Cette formation insuffisante d’apprentis ne concerne-t-elle que le canton du bout du lac ? Les formateurs vaudois et genevois reconnaissent manquer de charpentiers bien formés en Suisse romande. « Le canton de Vaud pourrait facilement offrir plus de 70 places d’apprentissage par année et nous pourrions sans difficulté en former une vingtaine de plus », estime Marc Morandi, de la Fédération vaudoise des entrepreneurs. Aujourd’hui, les entreprises font donc appel à des frontaliers français, souvent moins bien formés que chez nous avec leur CAP obtenu en deux ans. Néanmoins, la profession a toujours besoin d’offrir des places d’apprentissage, car les charpentiers, usés physiquement à partir de 45 ans, se recyclent dans des activités moins exigeantes.
Les apprentis genevois ont-ils un avenir dans leur charpenterie artisanale ? « C’est un défi à relever, reconnaît Alban Lalou. Nous sommes à un tournant, appelés à collaborer avec des entreprises plus grandes en Suisse. Chez nous, le travail ne manque pas : je pense aux rénovations des toitures, à l’isolation des maisons, aux surélévations d’immeubles d’un à deux étages. »
En effet, le bois, plus léger que la maçonnerie, permet des travaux vite exécutés et ne menace pas la structure des bâtisses. Les formateurs en sont convaincus.
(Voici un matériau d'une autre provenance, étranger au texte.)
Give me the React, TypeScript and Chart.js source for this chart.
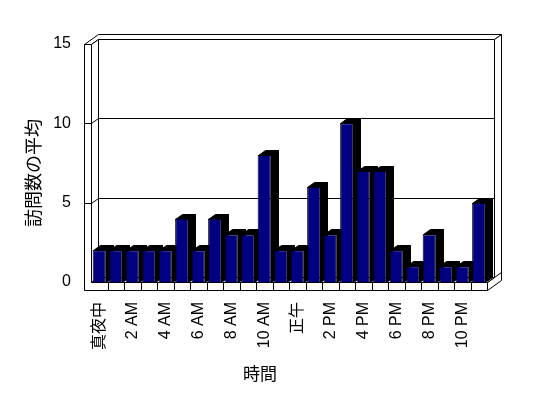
import React, { useEffect, useRef } from "react";
import { Chart, registerables } from "chart.js";

Chart.register(...registerables);

const hourLabels = [
  "真夜中", "1 AM", "2 AM", "3 AM", "4 AM", "5 AM", "6 AM", "7 AM", "8 AM", "9 AM", "10 AM", "11 AM",
  "正午", "1 PM", "2 PM", "3 PM", "4 PM", "5 PM", "6 PM", "7 PM", "8 PM", "9 PM", "10 PM", "11 PM",
];
const avgVisits = [2, 2, 2, 2, 2, 4, 2, 4, 3, 3, 8, 2, 2, 6, 3, 10, 7, 7, 2, 1, 3, 1, 1, 5];
const yTickValues = [0, 5, 10, 15];
const yTitle = "訪問数の平均";
const xTitle = "時間";

const FONT = '"Liberation Sans", Arial, "Noto Sans CJK JP", sans-serif';
const DX = 7;
const DY = -5;
const WALL = 7;
const FLOOR = 8;

const c = (v: number) => Math.round(v) + 0.5;

const frame3d = {
  id: "frame3d",
  beforeDatasetsDraw(chart: any) {
    const { ctx, chartArea: a, scales } = chart;
    const x = scales.x;
    const y = scales.y;
    const L = a.left;
    const R = a.right;
    const yMax = yTickValues[yTickValues.length - 1];
    const T = y.getPixelForValue(yMax);
    const B = y.getPixelForValue(0);
    ctx.save();
    ctx.lineWidth = 1;
    ctx.strokeStyle = "#000";
    const poly = (pts: number[][], fill: string | null, stroke = true) => {
      ctx.beginPath();
      pts.forEach(([px, py], i) => (i ? ctx.lineTo(c(px), c(py)) : ctx.moveTo(c(px), c(py))));
      ctx.closePath();
      if (fill) {
        ctx.fillStyle = fill;
        ctx.fill();
      }
      if (stroke) ctx.stroke();
    };
    const line = (x1: number, y1: number, x2: number, y2: number) => {
      ctx.beginPath();
      ctx.moveTo(c(x1), c(y1));
      ctx.lineTo(c(x2), c(y2));
      ctx.stroke();
    };
    // walls top
    poly(
      [
        [L - WALL, T],
        [L, T],
        [L + DX, T + DY],
        [R + DX, T + DY],
        [R + 2 * DX, T + 2 * DY],
        [L - WALL + 2 * DX, T + 2 * DY],
      ],
      "#fff"
    );
    // right side faces (back wall + floor)
    poly(
      [
        [R, B],
        [R + DX, B + DY],
        [R + DX, T + DY],
        [R + 2 * DX, T + 2 * DY],
        [R + 2 * DX, B + FLOOR + 2 * DY],
        [R, B + FLOOR],
      ],
      "#fff"
    );
    line(R + DX, B + DY, R + 2 * DX, B + 2 * DY);
    // back wall front face
    poly(
      [
        [L + DX, T + DY],
        [R + DX, T + DY],
        [R + DX, B + DY],
        [L + DX, B + DY],
      ],
      "#fff"
    );
    // left wall inner face
    poly(
      [
        [L, T],
        [L + DX, T + DY],
        [L + DX, B + DY],
        [L, B],
      ],
      "#fff"
    );
    // floor top
    poly(
      [
        [L, B],
        [L + DX, B + DY],
        [R + DX, B + DY],
        [R, B],
      ],
      "#fff"
    );
    // left wall front + floor front
    poly(
      [
        [L - WALL, T],
        [L, T],
        [L, B],
        [R, B],
        [R, B + FLOOR],
        [L - WALL, B + FLOOR],
      ],
      "#fff"
    );
    // gridlines
    yTickValues.forEach((v) => {
      if (v === 0 || v === yMax) return;
      const py = y.getPixelForValue(v);
      line(L - WALL, py, L, py);
      line(L, py, L + DX, py + DY);
      line(L + DX, py + DY, R + DX, py + DY);
    });
    // floor dividers
    for (let i = 1; i < hourLabels.length; i++) {
      const bx = (x.getPixelForValue(i - 1) + x.getPixelForValue(i)) / 2;
      line(bx, B, bx, B + FLOOR);
    }
    // bar extrusions
    const meta = chart.getDatasetMeta(0);
    ctx.fillStyle = "#000";
    meta.data.forEach((el: any) => {
      const w = el.width;
      const xl = el.x - w / 2;
      const xr = el.x + w / 2;
      const ty = el.y;
      const base = el.base;
      poly(
        [
          [xl, ty],
          [xr, ty],
          [xr + DX, ty + DY],
          [xl + DX, ty + DY],
        ],
        "#000"
      );
      poly(
        [
          [xr, ty],
          [xr + DX, ty + DY],
          [xr + DX, base + DY],
          [xr, base],
        ],
        "#000"
      );
    });
    ctx.restore();
  },
  afterDraw(chart: any) {
    const { ctx } = chart;
    ctx.save();
    ctx.fillStyle = "#000";
    ctx.textAlign = "center";
    ctx.textBaseline = "middle";
    ctx.font = `18px ${FONT}`;
    ctx.translate(35, 173);
    ctx.rotate(-Math.PI / 2);
    ctx.fillText(yTitle, 0, 0);
    ctx.restore();
    ctx.save();
    ctx.fillStyle = "#000";
    ctx.textAlign = "center";
    ctx.textBaseline = "middle";
    ctx.font = `17px ${FONT}`;
    ctx.fillText(xTitle, 260, 375);
    ctx.restore();
  },
};

export default function App() {
  const ref = useRef<HTMLCanvasElement>(null);
  useEffect(() => {
    document.body.style.margin = "0";
    const canvas = ref.current;
    if (!canvas) return;
    const chart = new Chart(canvas, {
      type: "bar",
      data: {
        labels: hourLabels,
        datasets: [
          {
            data: avgVisits,
            backgroundColor: "#000080",
            borderColor: "#000000",
            borderWidth: 1,
            categoryPercentage: 1,
            barPercentage: 0.8,
          },
        ],
      },
      options: {
        responsive: false,
        devicePixelRatio: 1,
        animation: false,
        layout: { padding: { left: 0, top: 44, right: 61, bottom: 0 } },
        plugins: { legend: { display: false }, tooltip: { enabled: false }, title: { display: false } },
        scales: {
          x: {
            grid: { display: false, drawTicks: false },
            border: { display: false },
            ticks: {
              autoSkip: false,
              minRotation: 90,
              maxRotation: 90,
              padding: 20,
              color: "#000",
              font: { family: FONT, size: 16 },
              callback: (_v: any, i: number) => (i % 2 === 0 ? hourLabels[i] : ""),
            },
            afterFit: (s: any) => {
              s.height = 116;
            },
          },
          y: {
            min: 0,
            max: 15,
            grid: { display: false, drawTicks: false },
            border: { display: false },
            afterBuildTicks: (s: any) => {
              s.ticks = yTickValues.map((v) => ({ value: v }));
            },
            ticks: {
              padding: 20,
              color: "#000",
              font: { family: FONT, size: 16 },
            },
            afterFit: (s: any) => {
              s.width = 91;
            },
          },
        },
      },
      plugins: [frame3d],
    });
    return () => chart.destroy();
  }, []);
  return <canvas ref={ref} width={548} height={398} style={{ display: "block" }} />;
}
Le métier de charpentier devient un métier d’avenir.
« Un métier exigeant »
Un apprenti vaudois de 4e année nous explique pourquoi il s’est lancé dans la formation de charpentier. Antoine Mariller, 21 ans, a commencé le gymnase avant de vite quitter les bancs d’école. « Je ne voulais plus rester assis à écouter ce que l’on me disait. J’ai fait des stages dans le métal, mais c’est avec le bois que j’ai découvert une matière vivante, noble et chaleureuse que j’avais envie de travailler. Charpentier, c’est un métier exigeant, avec des maths et du dessin en 3D qui demande un travail de réflexion et une bonne vision de l’espace. »
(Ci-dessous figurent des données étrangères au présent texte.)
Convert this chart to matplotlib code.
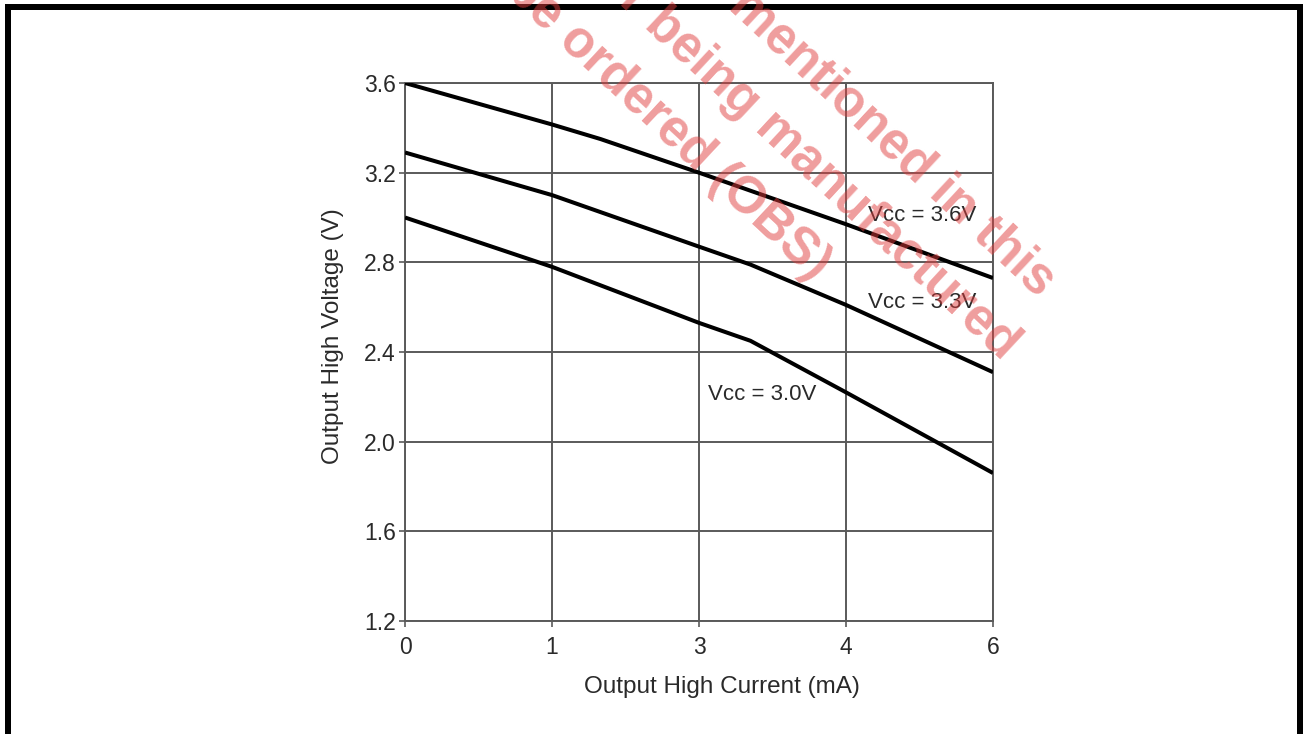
import matplotlib
matplotlib.use("Agg")
import matplotlib.pyplot as plt
from matplotlib.lines import Line2D

plt.rcParams['font.family'] = ['Liberation Sans', 'DejaVu Sans']

# ---- data ----
x_tick_labels = ['0', '1', '3', '4', '6']
y_ticks = [1.2, 1.6, 2.0, 2.4, 2.8, 3.2, 3.6]

vcc36_x = [0, 1, 1.33, 2, 3, 4]
vcc36_y = [3.60, 3.415, 3.35, 3.20, 2.97, 2.73]
vcc33_x = [0, 1, 2, 2.35, 3, 4]
vcc33_y = [3.29, 3.10, 2.87, 2.79, 2.61, 2.31]
vcc30_x = [0, 1, 2, 2.35, 3, 4]
vcc30_y = [3.00, 2.78, 2.53, 2.45, 2.22, 1.86]

series_labels = ['Vcc = 3.6V', 'Vcc = 3.3V', 'Vcc = 3.0V']
label_pos = [(3.15, 3.01), (3.15, 2.62), (2.06, 2.21)]

watermark_lines = ['The product mentioned in this',
                   'document is no longer being manufactured',
                   'and can no longer be ordered (OBS)']

W, H = 1303, 734
fig = plt.figure(figsize=(W / 100, H / 100), dpi=100)
fig.patch.set_facecolor('white')

ax = fig.add_axes([405 / W, 1 - 621 / H, (993 - 405) / W, (621 - 83) / H])
grid_c = '#5a5a5a'
text_c = '#2a2a2a'

for xs, ys in [(vcc36_x, vcc36_y), (vcc33_x, vcc33_y), (vcc30_x, vcc30_y)]:
    ax.plot(xs, ys, color='black', lw=2.9, solid_capstyle='butt', zorder=3)

for lab, (lx, ly) in zip(series_labels, label_pos):
    ax.text(lx, ly, lab, fontsize=16, color=text_c, ha='left', va='center', zorder=4)

ax.set_xlim(0, 4)
ax.set_ylim(1.2, 3.6)
ax.set_xticks(range(len(x_tick_labels)))
ax.set_xticklabels(x_tick_labels)
ax.set_yticks(y_ticks)
ax.set_yticklabels([f'{v:.1f}' for v in y_ticks])
ax.grid(True, color=grid_c, lw=1.4)
ax.set_axisbelow(True)
for s in ax.spines.values():
    s.set_color(grid_c)
    s.set_linewidth(1.4)
ax.tick_params(axis='both', colors=grid_c, labelcolor=text_c, labelsize=16.5,
               length=4.5, width=1.2, pad=2)
ax.tick_params(axis='x', pad=6)
ax.set_xlabel('Output High Current (mA)', fontsize=17.5, color=text_c)
ax.set_ylabel('Output High Voltage (V)', fontsize=17.5, color=text_c)
ax.xaxis.set_label_coords(0.539, -0.102)
ax.yaxis.set_label_coords(-0.104, 0.53)

# outer frame (top, left, right)
lw_px = 6
for (x0, y0, x1, y1) in [(5, 7, 1303, 7), (8, 4, 8, 734), (1300, 4, 1300, 734)]:
    fig.add_artist(Line2D([x0 / W, x1 / W], [1 - y0 / H, 1 - y1 / H],
                          transform=fig.transFigure, color='black',
                          lw=lw_px * 0.72, solid_capstyle='butt'))

# watermark
ends = [(1038, 298), (1002, 361), (814, 281)]
for txt, (ex, ey) in zip(watermark_lines, ends):
    fig.text(ex / W, 1 - ey / H, txt, rotation=-43, rotation_mode='anchor',
             ha='right', va='baseline', fontsize=37, fontweight='bold',
             color='#e03c3c', alpha=0.5, zorder=10)

fig.savefig('out.png', dpi=100)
Chez son patron à Arnex-sur-Orbe, il apprécie que son employeur lui demande de se débrouiller seul pour certaines tâches. Ne craint-il pas l’engagement physique indispensable sur le terrain ? « Oui, c’est parfois difficile avec la météo, le poids des matériaux et la nécessité de se déplacer en l’air. » Mais le jeune homme a de l’ambition. Après le CFC, il réfléchit à une prolongation des études à l’École du bois, à Bienne, pour une formation d’ingénieur HES. « J’aime beaucoup ce métier de charpentier et je veux encore mieux connaître les nouvelles technologies de construction avec le bois. C’est une voie bien utile pour exercer ensuite des responsabilités dans une entreprise de charpente. »
Les profs innovent à Genève
Depuis la rentrée, Alban Lalou, enseignant professionnel auprès des apprentis genevois de 2e, 3e et de 4e année au Centre de formation professionnelle pour la construction (CFPC) au Grand-Lancy (GE), se réjouit de remplacer le professeur titulaire, parti à la retraite à la fin de la dernière année scolaire. « Nous serons quatre collègues, des petits patrons aux personnalités complémentaires, âgés de 25 à 50 ans, à nous partager l’enseignement du métier auprès des apprentis. »
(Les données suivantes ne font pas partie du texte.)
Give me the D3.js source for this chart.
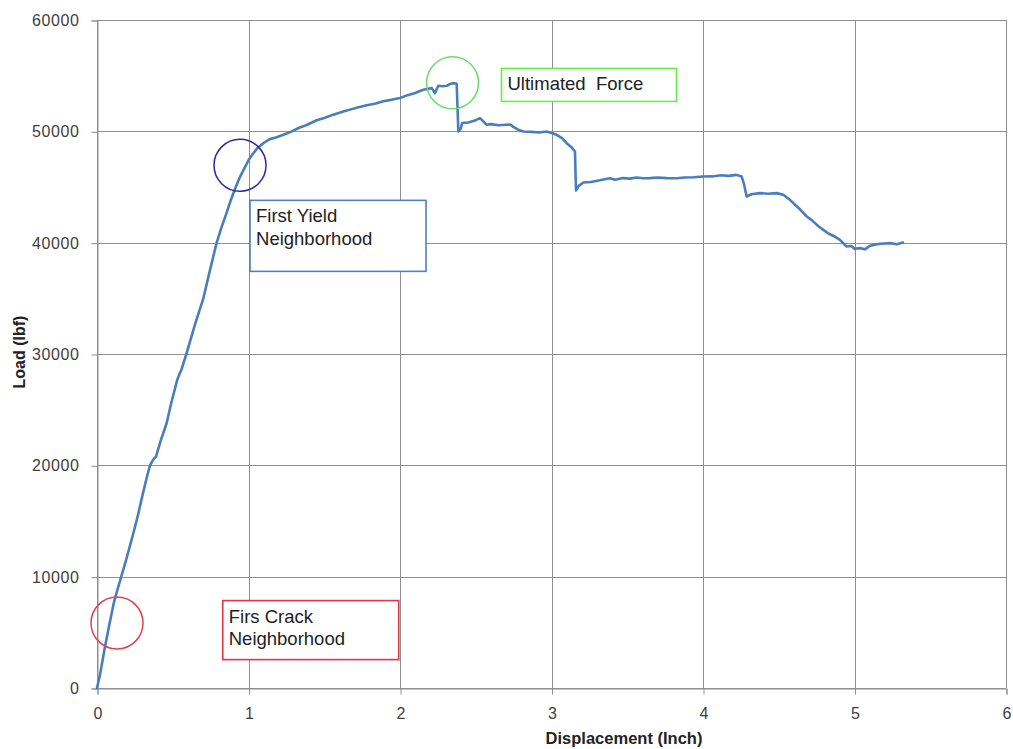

Marc Lehmann, doyen de l’École du Grand-Lancy pour les métiers du bois, se félicite de cette nouvelle manière de faire. Tous les quatre enseignent toutes les branches du métier à travers une thématique propre aux charpentiers, par exemple l’isolation thermique. « La diversité des enseignants, leurs expériences du métier, c’est une richesse pour les élèves. Leur enseignement polyvalent est prometteur ; il associe expérience et jeunesse », se réjouit-il.